§ **WHAT IS BEING ASKED**: Do not repeat pictures. Repeat exactly the lines of the listing below from its first line through the line with "from matplotlib.patches import Patch".
— Start DATA BLOCK —
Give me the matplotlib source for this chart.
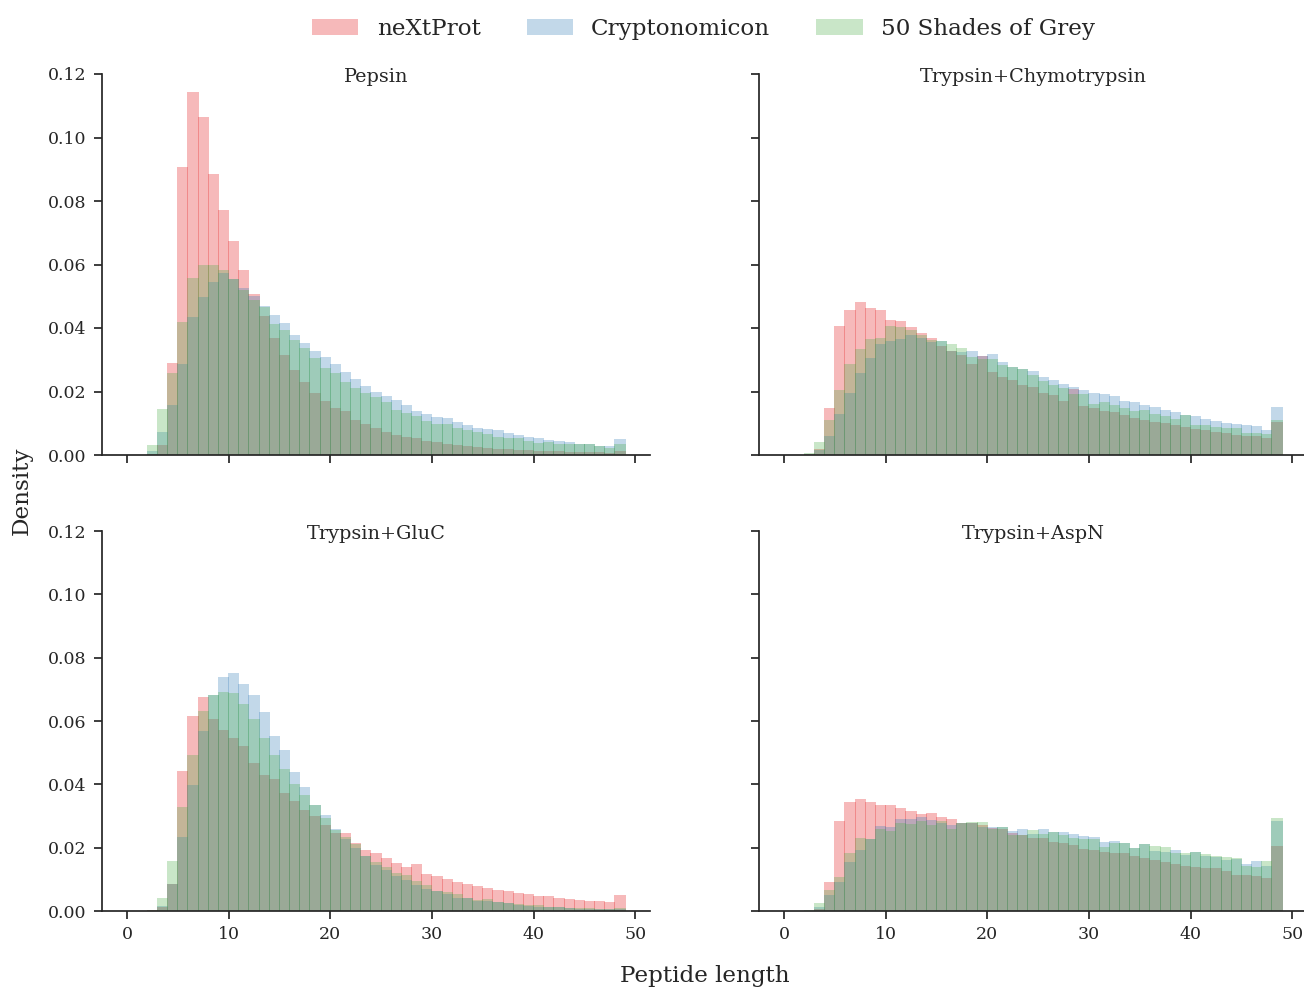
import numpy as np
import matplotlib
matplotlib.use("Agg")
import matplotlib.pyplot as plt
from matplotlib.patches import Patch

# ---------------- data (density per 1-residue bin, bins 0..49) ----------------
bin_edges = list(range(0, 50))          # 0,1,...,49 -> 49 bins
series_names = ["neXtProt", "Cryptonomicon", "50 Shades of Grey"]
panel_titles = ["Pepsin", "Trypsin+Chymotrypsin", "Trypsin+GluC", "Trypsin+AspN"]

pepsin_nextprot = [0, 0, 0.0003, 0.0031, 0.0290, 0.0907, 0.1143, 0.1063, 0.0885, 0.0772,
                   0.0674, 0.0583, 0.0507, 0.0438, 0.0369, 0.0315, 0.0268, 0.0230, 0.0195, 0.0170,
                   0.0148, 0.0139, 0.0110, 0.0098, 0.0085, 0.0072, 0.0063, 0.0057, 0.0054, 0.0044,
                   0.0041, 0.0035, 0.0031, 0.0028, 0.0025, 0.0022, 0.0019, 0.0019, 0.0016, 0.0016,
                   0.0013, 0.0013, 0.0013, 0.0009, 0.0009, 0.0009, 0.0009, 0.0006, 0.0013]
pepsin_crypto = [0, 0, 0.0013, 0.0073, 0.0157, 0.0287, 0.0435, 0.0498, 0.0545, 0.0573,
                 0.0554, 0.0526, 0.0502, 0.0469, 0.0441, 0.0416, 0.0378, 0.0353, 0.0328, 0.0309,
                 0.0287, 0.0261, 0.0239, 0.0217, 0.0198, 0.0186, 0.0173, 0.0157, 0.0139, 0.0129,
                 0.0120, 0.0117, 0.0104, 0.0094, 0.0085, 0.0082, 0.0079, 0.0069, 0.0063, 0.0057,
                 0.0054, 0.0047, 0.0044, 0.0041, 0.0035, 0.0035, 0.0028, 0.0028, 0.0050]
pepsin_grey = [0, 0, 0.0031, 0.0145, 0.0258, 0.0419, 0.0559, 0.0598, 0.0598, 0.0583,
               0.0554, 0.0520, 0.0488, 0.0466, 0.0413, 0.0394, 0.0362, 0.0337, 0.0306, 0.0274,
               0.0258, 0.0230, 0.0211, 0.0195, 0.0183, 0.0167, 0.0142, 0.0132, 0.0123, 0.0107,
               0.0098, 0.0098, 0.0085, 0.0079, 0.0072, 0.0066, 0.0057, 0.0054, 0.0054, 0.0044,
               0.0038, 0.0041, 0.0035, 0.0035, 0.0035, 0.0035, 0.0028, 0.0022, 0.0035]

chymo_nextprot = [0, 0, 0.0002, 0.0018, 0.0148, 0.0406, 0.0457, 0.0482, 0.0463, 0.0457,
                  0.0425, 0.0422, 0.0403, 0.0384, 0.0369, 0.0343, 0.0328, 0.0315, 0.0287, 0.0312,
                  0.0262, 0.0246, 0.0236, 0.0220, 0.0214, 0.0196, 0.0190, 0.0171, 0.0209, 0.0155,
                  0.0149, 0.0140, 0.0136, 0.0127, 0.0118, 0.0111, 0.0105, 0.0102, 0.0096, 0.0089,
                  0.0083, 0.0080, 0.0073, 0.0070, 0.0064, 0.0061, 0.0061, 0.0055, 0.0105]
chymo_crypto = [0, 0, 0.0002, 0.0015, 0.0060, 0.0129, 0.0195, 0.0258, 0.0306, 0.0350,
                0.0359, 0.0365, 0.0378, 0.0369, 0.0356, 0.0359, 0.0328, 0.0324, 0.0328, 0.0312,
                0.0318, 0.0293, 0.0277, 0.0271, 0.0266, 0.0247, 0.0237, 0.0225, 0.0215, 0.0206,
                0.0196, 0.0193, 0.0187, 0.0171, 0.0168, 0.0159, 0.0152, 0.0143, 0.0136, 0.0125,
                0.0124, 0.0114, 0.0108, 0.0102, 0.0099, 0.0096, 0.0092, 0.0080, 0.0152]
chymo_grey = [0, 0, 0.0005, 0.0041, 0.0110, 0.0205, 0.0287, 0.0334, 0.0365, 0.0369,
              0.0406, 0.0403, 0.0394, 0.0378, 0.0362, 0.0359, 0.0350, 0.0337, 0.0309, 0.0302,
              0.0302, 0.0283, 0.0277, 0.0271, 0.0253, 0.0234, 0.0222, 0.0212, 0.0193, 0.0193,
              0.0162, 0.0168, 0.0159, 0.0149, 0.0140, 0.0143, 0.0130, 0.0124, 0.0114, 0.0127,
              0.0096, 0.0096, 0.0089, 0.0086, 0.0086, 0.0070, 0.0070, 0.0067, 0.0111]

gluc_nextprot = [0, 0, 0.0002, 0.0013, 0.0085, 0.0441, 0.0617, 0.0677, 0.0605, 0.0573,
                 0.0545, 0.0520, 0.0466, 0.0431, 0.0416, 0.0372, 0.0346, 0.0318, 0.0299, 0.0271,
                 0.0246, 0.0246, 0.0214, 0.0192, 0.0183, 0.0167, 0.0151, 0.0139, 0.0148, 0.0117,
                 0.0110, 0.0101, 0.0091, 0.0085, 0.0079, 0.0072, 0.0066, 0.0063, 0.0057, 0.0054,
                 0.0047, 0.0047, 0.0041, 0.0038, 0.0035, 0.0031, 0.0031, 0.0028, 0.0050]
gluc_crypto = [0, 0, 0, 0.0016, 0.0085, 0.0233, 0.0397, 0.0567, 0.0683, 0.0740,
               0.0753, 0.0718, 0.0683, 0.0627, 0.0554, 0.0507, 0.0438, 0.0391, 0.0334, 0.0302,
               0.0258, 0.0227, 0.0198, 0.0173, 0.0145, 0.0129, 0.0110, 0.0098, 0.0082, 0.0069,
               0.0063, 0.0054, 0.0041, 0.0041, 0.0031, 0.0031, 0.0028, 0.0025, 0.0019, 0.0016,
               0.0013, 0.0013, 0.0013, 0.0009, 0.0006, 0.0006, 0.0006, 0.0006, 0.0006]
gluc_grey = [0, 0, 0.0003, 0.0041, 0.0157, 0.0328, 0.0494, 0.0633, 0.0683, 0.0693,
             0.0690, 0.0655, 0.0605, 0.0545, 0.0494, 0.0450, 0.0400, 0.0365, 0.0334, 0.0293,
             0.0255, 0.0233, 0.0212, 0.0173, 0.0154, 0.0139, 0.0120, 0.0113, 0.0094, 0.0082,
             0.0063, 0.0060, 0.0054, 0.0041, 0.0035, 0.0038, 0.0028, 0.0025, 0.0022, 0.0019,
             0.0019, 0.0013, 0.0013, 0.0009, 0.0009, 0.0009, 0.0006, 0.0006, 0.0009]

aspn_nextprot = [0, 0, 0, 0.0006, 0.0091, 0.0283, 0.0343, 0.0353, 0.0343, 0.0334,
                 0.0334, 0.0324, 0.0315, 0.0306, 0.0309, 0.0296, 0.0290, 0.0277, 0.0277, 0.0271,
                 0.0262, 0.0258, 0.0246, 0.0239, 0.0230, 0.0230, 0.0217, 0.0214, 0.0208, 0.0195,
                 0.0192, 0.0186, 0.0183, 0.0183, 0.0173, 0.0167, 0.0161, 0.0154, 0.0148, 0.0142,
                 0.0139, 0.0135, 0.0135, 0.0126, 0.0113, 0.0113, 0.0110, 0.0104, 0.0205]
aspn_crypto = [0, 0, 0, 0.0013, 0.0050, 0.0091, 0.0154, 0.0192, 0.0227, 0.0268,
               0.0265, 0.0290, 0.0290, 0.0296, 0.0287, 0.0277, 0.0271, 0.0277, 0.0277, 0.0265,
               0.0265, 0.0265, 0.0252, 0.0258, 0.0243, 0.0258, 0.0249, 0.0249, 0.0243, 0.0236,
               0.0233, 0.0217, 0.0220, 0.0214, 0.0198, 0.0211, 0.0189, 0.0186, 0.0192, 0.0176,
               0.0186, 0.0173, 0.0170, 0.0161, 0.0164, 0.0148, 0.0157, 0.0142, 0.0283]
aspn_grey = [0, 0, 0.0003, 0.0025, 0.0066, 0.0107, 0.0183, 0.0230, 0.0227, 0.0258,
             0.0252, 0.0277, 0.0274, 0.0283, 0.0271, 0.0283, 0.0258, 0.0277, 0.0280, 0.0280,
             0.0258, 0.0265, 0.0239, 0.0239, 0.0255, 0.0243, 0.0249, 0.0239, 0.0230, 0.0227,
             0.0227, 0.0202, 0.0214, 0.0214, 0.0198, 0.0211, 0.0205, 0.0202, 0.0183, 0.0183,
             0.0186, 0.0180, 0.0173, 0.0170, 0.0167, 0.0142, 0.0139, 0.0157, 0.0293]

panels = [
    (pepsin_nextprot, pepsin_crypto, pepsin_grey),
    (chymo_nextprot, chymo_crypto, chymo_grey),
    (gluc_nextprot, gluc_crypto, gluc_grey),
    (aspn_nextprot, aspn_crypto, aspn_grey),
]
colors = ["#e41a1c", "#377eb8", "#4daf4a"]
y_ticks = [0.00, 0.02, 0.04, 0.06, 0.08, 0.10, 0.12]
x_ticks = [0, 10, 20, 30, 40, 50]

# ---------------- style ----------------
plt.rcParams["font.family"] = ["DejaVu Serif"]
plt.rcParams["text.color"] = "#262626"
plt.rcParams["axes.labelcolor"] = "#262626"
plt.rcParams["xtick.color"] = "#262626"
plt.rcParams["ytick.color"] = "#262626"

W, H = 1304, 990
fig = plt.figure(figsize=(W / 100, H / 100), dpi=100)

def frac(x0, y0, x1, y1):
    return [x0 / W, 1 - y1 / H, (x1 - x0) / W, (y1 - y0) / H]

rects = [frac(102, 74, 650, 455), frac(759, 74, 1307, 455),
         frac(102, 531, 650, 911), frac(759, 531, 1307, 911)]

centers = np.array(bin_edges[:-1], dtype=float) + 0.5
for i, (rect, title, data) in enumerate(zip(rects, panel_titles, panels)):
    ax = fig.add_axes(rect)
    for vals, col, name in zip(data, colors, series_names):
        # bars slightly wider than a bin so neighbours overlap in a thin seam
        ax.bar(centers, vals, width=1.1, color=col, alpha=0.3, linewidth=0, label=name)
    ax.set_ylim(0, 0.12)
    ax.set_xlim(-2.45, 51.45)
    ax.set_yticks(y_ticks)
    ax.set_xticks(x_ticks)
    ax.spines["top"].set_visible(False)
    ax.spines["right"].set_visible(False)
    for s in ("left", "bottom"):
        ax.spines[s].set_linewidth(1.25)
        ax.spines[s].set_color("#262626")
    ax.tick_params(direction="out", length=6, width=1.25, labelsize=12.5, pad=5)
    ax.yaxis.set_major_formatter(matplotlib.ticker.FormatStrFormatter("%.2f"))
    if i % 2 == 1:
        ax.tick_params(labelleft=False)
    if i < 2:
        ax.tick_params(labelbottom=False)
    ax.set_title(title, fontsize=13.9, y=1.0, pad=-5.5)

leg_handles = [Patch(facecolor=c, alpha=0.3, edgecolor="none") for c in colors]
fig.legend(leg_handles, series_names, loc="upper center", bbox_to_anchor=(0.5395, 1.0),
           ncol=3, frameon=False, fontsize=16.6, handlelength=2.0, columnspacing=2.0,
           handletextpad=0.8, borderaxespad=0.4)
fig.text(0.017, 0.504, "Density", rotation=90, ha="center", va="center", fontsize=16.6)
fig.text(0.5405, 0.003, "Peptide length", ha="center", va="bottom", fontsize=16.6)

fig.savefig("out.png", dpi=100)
— End DATA BLOCK —
§ **WRITTEN SOLUTION**:
Give me the matplotlib source for this chart.
import numpy as np
import matplotlib
matplotlib.use("Agg")
import matplotlib.pyplot as plt
from matplotlib.patches import Patch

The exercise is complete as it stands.